Mechanical Engineering > Thermodynamics > Statistical Thermodynamics

Statistical Thermodynamics, a subfield of thermodynamics, bridges the macroscopic thermodynamic properties of systems with the microscopic behaviors of particles. This area of study merges principles from both classical thermodynamics and statistical mechanics to offer a thorough understanding of how the behavior of individual atoms and molecules governs macroscopic phenomena.

At a macroscopic level, thermodynamics involves extensive properties such as temperature, pressure, volume, and entropy. These variables describe the overall state of a system but do not provide any information regarding the behavior of individual particles within that system. This is where statistical thermodynamics becomes crucial.

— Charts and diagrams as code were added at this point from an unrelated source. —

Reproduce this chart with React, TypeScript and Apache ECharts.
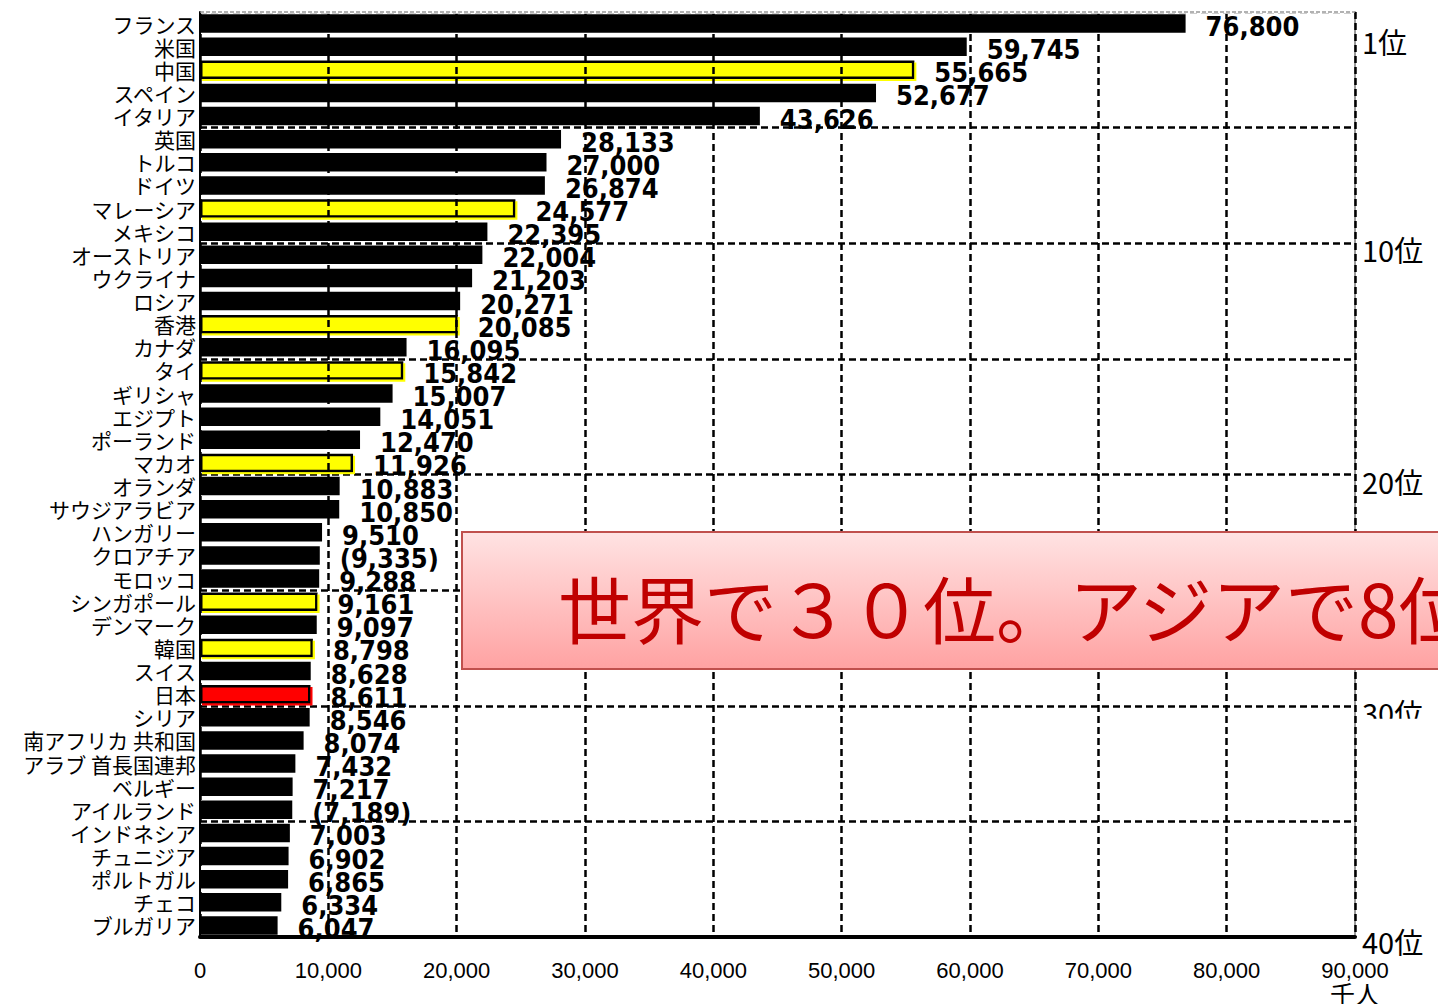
import React, { useEffect, useRef } from "react";
import * as echarts from "echarts";

const categories = [
  "フランス", "米国", "中国", "スペイン", "イタリア", "英国", "トルコ", "ドイツ", "マレーシア", "メキシコ",
  "オーストリア", "ウクライナ", "ロシア", "香港", "カナダ", "タイ", "ギリシャ", "エジプト", "ポーランド", "マカオ",
  "オランダ", "サウジアラビア", "ハンガリー", "クロアチア", "モロッコ", "シンガポール", "デンマーク", "韓国", "スイス", "日本",
  "シリア", "南アフリカ 共和国", "アラブ 首長国連邦", "ベルギー", "アイルランド", "インドネシア", "チュニジア", "ポルトガル", "チェコ", "ブルガリア",
];
const values = [
  76800, 59745, 55665, 52677, 43626, 28133, 27000, 26874, 24577, 22395,
  22004, 21203, 20271, 20085, 16095, 15842, 15007, 14051, 12470, 11926,
  10883, 10850, 9510, 9335, 9288, 9161, 9097, 8798, 8628, 8611,
  8546, 8074, 7432, 7217, 7189, 7003, 6902, 6865, 6334, 6047,
];
const asiaNames = ["中国", "マレーシア", "香港", "タイ", "マカオ", "シンガポール", "韓国"];
const japanName = "日本";
const estimatedNames = ["クロアチア", "アイルランド"];
const xTicks = { min: 0, max: 90000, interval: 10000 };
const rankMarks = [1, 10, 20, 30, 40];
const unitLabel = "千人";
const calloutText = "世界で３０位。アジアで8位";

export default function App() {
  const ref = useRef<HTMLDivElement>(null);
  useEffect(() => {
    if (!ref.current) return;
    const chart = echarts.init(ref.current, undefined, { renderer: "svg" });
    const data = values.map((v, i) => {
      const name = categories[i];
      let itemStyle: any = { color: "#000000" };
      if (asiaNames.includes(name)) {
        itemStyle = {
          color: "#ffff00", borderColor: "#000000", borderWidth: 2.5,
          shadowColor: "#ffff00", shadowOffsetX: 2, shadowOffsetY: 2, shadowBlur: 0.1,
        };
      } else if (name === japanName) {
        itemStyle = {
          color: "#ff0000", borderColor: "#000000", borderWidth: 2.5,
          shadowColor: "#ff0000", shadowOffsetX: 2, shadowOffsetY: 2, shadowBlur: 0.1,
        };
      }
      return { value: v, itemStyle };
    });
    const dashed = { color: "#000", width: 2.5, type: [7, 4] };
    const option: any = {
      animation: false,
      backgroundColor: "#ffffff",
      grid: { left: 200, right: 83, top: 12, bottom: 67, containLabel: false },
      xAxis: [
        {
          type: "value",
          min: xTicks.min, max: xTicks.max, interval: xTicks.interval,
          axisLine: { show: true, onZero: false, lineStyle: { color: "#000", width: 4 } },
          axisTick: { show: false },
          axisLabel: {
            color: "#000", fontSize: 22, fontFamily: "'Liberation Sans', Arial, sans-serif", margin: 22,
            formatter: (v: number) => v.toLocaleString("en-US"),
          },
          splitLine: { show: true, lineStyle: dashed },
          z: 5,
        },
      ],
      yAxis: [
        {
          type: "category",
          data: categories,
          inverse: true,
          axisLine: { show: true, onZero: false, lineStyle: { color: "#000", width: 2 } },
          axisTick: { show: false },
          axisLabel: {
            color: "#000", fontSize: 21, fontFamily: "'Noto Sans CJK JP', sans-serif", margin: 4,
            interval: 0,
          },
          splitLine: { show: false },
        },
        {
          type: "value",
          min: 0, max: 40, interval: 5,
          inverse: true,
          position: "right",
          axisLine: { show: true, onZero: false, lineStyle: { color: "#999", width: 2 } },
          axisTick: { show: false },
          axisLabel: { show: false },
          splitLine: { show: true, lineStyle: dashed },
        },
      ],
      series: [
        {
          type: "bar",
          xAxisIndex: 0,
          yAxisIndex: 0,
          data,
          barWidth: "80%",
          z: 3,
          label: {
            show: true,
            position: "right",
            distance: 20,
            offset: [0, 3],
            color: "#000",
            fontSize: 27,
            fontWeight: "bold",
            fontFamily: "'DejaVu Sans Condensed', 'DejaVu Sans', sans-serif",
            formatter: (p: any) => {
              const s = Number(p.value).toLocaleString("en-US");
              return estimatedNames.includes(p.name) ? `(${s})` : s;
            },
          },
        },
      ],
    };
    chart.setOption(option);

    const x0 = chart.convertToPixel({ xAxisIndex: 0 }, xTicks.min) as number;
    const x1 = chart.convertToPixel({ xAxisIndex: 0 }, xTicks.max) as number;
    const yTop = chart.convertToPixel({ yAxisIndex: 1 }, 0) as number;
    const yBottom = chart.convertToPixel({ yAxisIndex: 1 }, 40) as number;

    const graphic: any[] = [
      { type: "line", z: 50, shape: { x1: x0 + 1, y1: yTop, x2: x1 - 1, y2: yTop }, style: { stroke: "#ffffff", lineWidth: 3.5 } },
      { type: "line", z: 51, shape: { x1: x0, y1: yTop, x2: x1, y2: yTop }, style: { stroke: "#999999", lineWidth: 1.5, lineDash: [4, 2] } },
    ];
    rankMarks.forEach((n) => {
      const y = chart.convertToPixel({ yAxisIndex: 1 }, n) as number;
      graphic.push({
        type: "text", z: 60, x: x1 + 7, y: y + (n === 40 ? 4 : 6),
        style: {
          text: `${n}位`, fill: "#000", fontSize: 29,
          fontFamily: "'Noto Sans CJK JP', sans-serif", verticalAlign: "middle", align: "left",
        },
      });
    });
    const y30 = chart.convertToPixel({ yAxisIndex: 1 }, 30) as number;
    graphic.push({ type: "rect", z: 61, shape: { x: x1 + 3, y: y30 + 13, width: 90, height: 40 }, style: { fill: "#ffffff" } });
    graphic.push({
      type: "text", z: 60, x: x1, y: yBottom + 56,
      style: { text: unitLabel, fill: "#000", fontSize: 25, fontFamily: "'Noto Sans CJK JP', sans-serif", align: "center", verticalAlign: "middle" },
    });
    graphic.push({
      type: "rect", z: 100,
      shape: { x: 462, y: 532, width: 1100, height: 137 },
      style: {
        fill: new echarts.graphic.LinearGradient(0, 0, 0, 1, [
          { offset: 0, color: "#ffe3e3" },
          { offset: 1, color: "#ffa2a2" },
        ]),
        stroke: "#c0504d", lineWidth: 2,
      },
    });
    graphic.push({
      type: "text", z: 101, x: 558, y: 606,
      style: {
        text: calloutText, fill: "#c00000", fontSize: 73,
        fontFamily: "'Noto Sans CJK JP', sans-serif", fontWeight: 400, verticalAlign: "middle", align: "left",
      },
    });
    chart.setOption({ graphic });

    return () => chart.dispose();
  }, []);
  return (
    <div
      ref={ref}
      style={{ position: "fixed", left: 0, top: 0, width: 1438, height: 1004, background: "#fff" }}
    />
  );
}
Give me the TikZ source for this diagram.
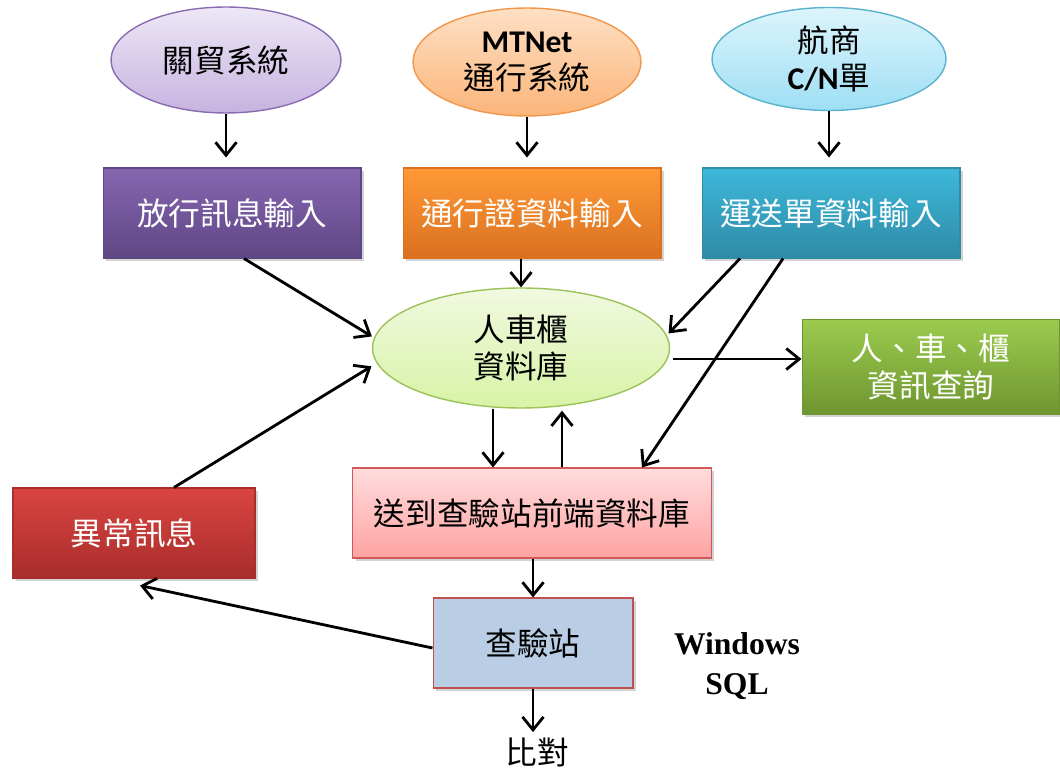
\documentclass[tikz,border=0pt]{standalone}
\usepackage{fontspec}
\newfontfamily\cjk{Noto Sans CJK TC}
\newfontfamily\carl{Carlito}
\newfontfamily\lserif{Liberation Serif}
\usetikzlibrary{arrows.meta,shapes.geometric,shadows}

% palette
\definecolor{purpleA}{HTML}{EDE7F6}
\definecolor{purpleB}{HTML}{C6B3E0}
\definecolor{purpleE}{HTML}{8A6DB0}
\definecolor{purpleT}{HTML}{8766B0}
\definecolor{purpleD}{HTML}{5E4785}
\definecolor{orangeA}{HTML}{FEE0C4}
\definecolor{orangeB}{HTML}{FBB57A}
\definecolor{orangeE}{HTML}{F2964C}
\definecolor{orangeT}{HTML}{FF9A36}
\definecolor{orangeD}{HTML}{DA7020}
\definecolor{cyanA}{HTML}{DDF4FC}
\definecolor{cyanB}{HTML}{9EDFF4}
\definecolor{cyanE}{HTML}{5AB3CD}
\definecolor{cyanT}{HTML}{3DB8DA}
\definecolor{cyanD}{HTML}{2F8BA6}
\definecolor{limeA}{HTML}{F1F9E0}
\definecolor{limeB}{HTML}{D8F3A6}
\definecolor{limeE}{HTML}{9CC25A}
\definecolor{greenT}{HTML}{9BCB4E}
\definecolor{greenD}{HTML}{6E9530}
\definecolor{pinkT}{HTML}{FFDCDC}
\definecolor{pinkB}{HTML}{FFA3A3}
\definecolor{pinkE}{HTML}{D0575A}
\definecolor{redT}{HTML}{DA4541}
\definecolor{redD}{HTML}{A82D2B}
\definecolor{steel}{HTML}{B9CDE5}
\definecolor{steelE}{HTML}{C0504D}

\begin{document}
\begin{tikzpicture}[x=0.02cm,y=-0.02cm,
  txt/.style={font=\cjk\fontsize{18}{21}\selectfont, align=center},
  ell/.style={txt, ellipse, draw, line width=0.8pt, inner sep=0pt},
  box/.style={txt, rectangle, inner sep=0pt, line width=0.6pt,
    minimum width=5.16cm, minimum height=1.8cm,
    drop shadow={opacity=0.35, shadow xshift=0.06cm, shadow yshift=-0.06cm}},
  darkbox/.style={box, text=white},
  arr/.style={line width=1.6pt,
    -{Straight Barb[length=2.6mm,width=4.2mm]}},
]
\useasboundingbox (0,0) rectangle (1060,773);

% sources
\node[ell, draw=purpleE, top color=purpleA, bottom color=purpleB,
  minimum width=4.6cm, minimum height=2.12cm] (e1) at (226,60) {關貿系統};
\node[ell, draw=orangeE, top color=orangeA, bottom color=orangeB,
  minimum width=4.56cm, minimum height=2.16cm] (e2) at (527,62)
  {{\carl\bfseries MTNet}\\通行系統};
\node[ell, draw=cyanE, top color=cyanA, bottom color=cyanB,
  minimum width=4.68cm, minimum height=2.06cm] (e3) at (829,59)
  {航商\\{\carl\bfseries C/N}單};

% input steps
\node[darkbox, draw=purpleD, top color=purpleT, bottom color=purpleD] (b1) at (232,213) {放行訊息輸入};
\node[darkbox, draw=orangeD, top color=orangeT, bottom color=orangeD] (b2) at (532,213) {通行證資料輸入};
\node[darkbox, draw=cyanD, top color=cyanT, bottom color=cyanD] (b3) at (831,213) {運送單資料輸入};

% central database
\node[ell, draw=limeE, top color=limeA, bottom color=limeB,
  minimum width=5.94cm, minimum height=2.4cm] (db) at (521,348) {人車櫃\\資料庫};

% query
\node[darkbox, draw=greenD, top color=greenT, bottom color=greenD,
  minimum height=1.9cm] (q) at (931,367) {人、車、櫃\\資訊查詢};

% front-end database, alerts and station
\node[box, draw=pinkE, top color=pinkT, bottom color=pinkB,
  minimum width=7.18cm] (fe) at (532,513) {送到查驗站前端資料庫};
\node[darkbox, draw=redD, top color=redT, bottom color=redD,
  minimum width=4.84cm] (err) at (134,533) {異常訊息};
\node[box, draw=steelE, fill=steel, minimum width=4cm] (st) at (533,643) {查驗站};

\node[font=\lserif\bfseries\fontsize{18}{23}\selectfont, align=center] (ws) at (737,666) {Windows\\SQL};
\node[txt, inner sep=0pt] (cmp) at (537,752) {比對};

% connectors
\draw[arr, shorten >=2mm] (e1.south) -- (e1.south |- b1.north);
\draw[arr, shorten >=2mm] (e2.south) -- (e2.south |- b2.north);
\draw[arr, shorten >=2mm] (e3.south) -- (e3.south |- b3.north);

\draw[arr, shorten >=0.5mm] ([xshift=0.24cm]b1.south) -- (db.176);
\draw[arr] (db.north |- b2.south) -- (db.north);
\draw[arr, shorten >=0.5mm] ([xshift=-1.82cm]b3.south) -- (db.5);
\draw[arr] ([xshift=-0.96cm]b3.south) -- ([xshift=2.2cm]fe.north);

\coordinate (o8) at ([yshift=-0.22cm,xshift=0.06cm]db.east);
\draw[arr] (o8) -- (o8 -| q.west);

\draw[arr] ([xshift=-0.56cm]db.south) -- ([xshift=-0.56cm]db.south |- fe.north);
\coordinate (u10) at ([xshift=0.82cm,yshift=-0.04cm]db.south);
\draw[arr] (u10 |- fe.north) -- (u10);

\draw[arr, shorten >=1.2mm] ([xshift=0.8cm]err.north) -- (db.186);
\draw[arr] (fe.south -| st.north) -- (st.north);
\draw[arr] ([yshift=-0.1cm]st.west) -- ([shift={(0.12cm,-0.14cm)}]err.south);
\draw[arr, shorten >=1mm] (st.south) -- (st.south |- cmp.north);
\end{tikzpicture}
\end{document}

In statistical thermodynamics, systems are analyzed via statistical methods, considering the positions, velocities, and energies of a multitude of particles. The foundational idea is that by understanding the behavior of individual particles, one can derive the macroscopic properties of the system. The approach involves key statistical ensembles, namely the microcanonical, canonical, and grand canonical ensembles, each suitable for different types of thermodynamic systems.

Microcanonical Ensemble:
The microcanonical ensemble describes an isolated system with fixed energy, volume, and number of particles. For a system with energy \( E \), volume \( V \), and \( N \) particles, the central quantity is the number of microstates, \( \Omega(E, V, N) \), compatible with these constraints. The entropy \( S \) of the system is linked to the number of microstates by Boltzmann’s entropy formula:
\[ S = k_B \ln \Omega(E, V, N), \]
where \( k_B \) is Boltzmann’s constant.

Canonical Ensemble:
The canonical ensemble is suitable for closed systems in thermal equilibrium with a heat reservoir at temperature \( T \). Here, the system can exchange energy with its surroundings, but its volume and number of particles remain constant. The key quantity in this ensemble is the partition function \( Z \), given by:
\[ Z = \sum_i e^{-\beta E_i}, \]
where \( \beta = \frac{1}{k_B T} \) and \( E_i \) are the energy states of the system. The partition function is crucial, as it allows the derivation of various thermodynamic quantities such as free energy \( F \), internal energy \( U \), and entropy \( S \).

Grand Canonical Ensemble:
The grand canonical ensemble is used for open systems that can exchange both energy and particles with a reservoir. In this case, the controlling parameters are temperature \( T \), volume \( V \), and chemical potential \( \mu \). The grand partition function \( \Xi \) is a central concept, given by:
\[ \Xi = \sum_{N=0}^{\infty} \sum_{\text{states}} e^{\beta (\mu N - E)}, \]
where \( \mu \) is the chemical potential, and \( E \) is the energy of the state. This ensemble is particularly useful in the study of systems with variable particle numbers, such as gases and solutions.

Applications:
Statistical thermodynamics is applied across various domains including physics, chemistry, and engineering to analyze molecular behaviors, chemical reactions, phase transitions, and heat capacities. For instance, it aids in understanding the specific heat of solids, the behavior of gases, and the thermodynamic properties of plasmas.

By linking the microscopic and macroscopic worlds, statistical thermodynamics offers a comprehensive framework that enhances our understanding of material properties and thermodynamic processes, laying a solid foundation for advancements in mechanical engineering and related fields.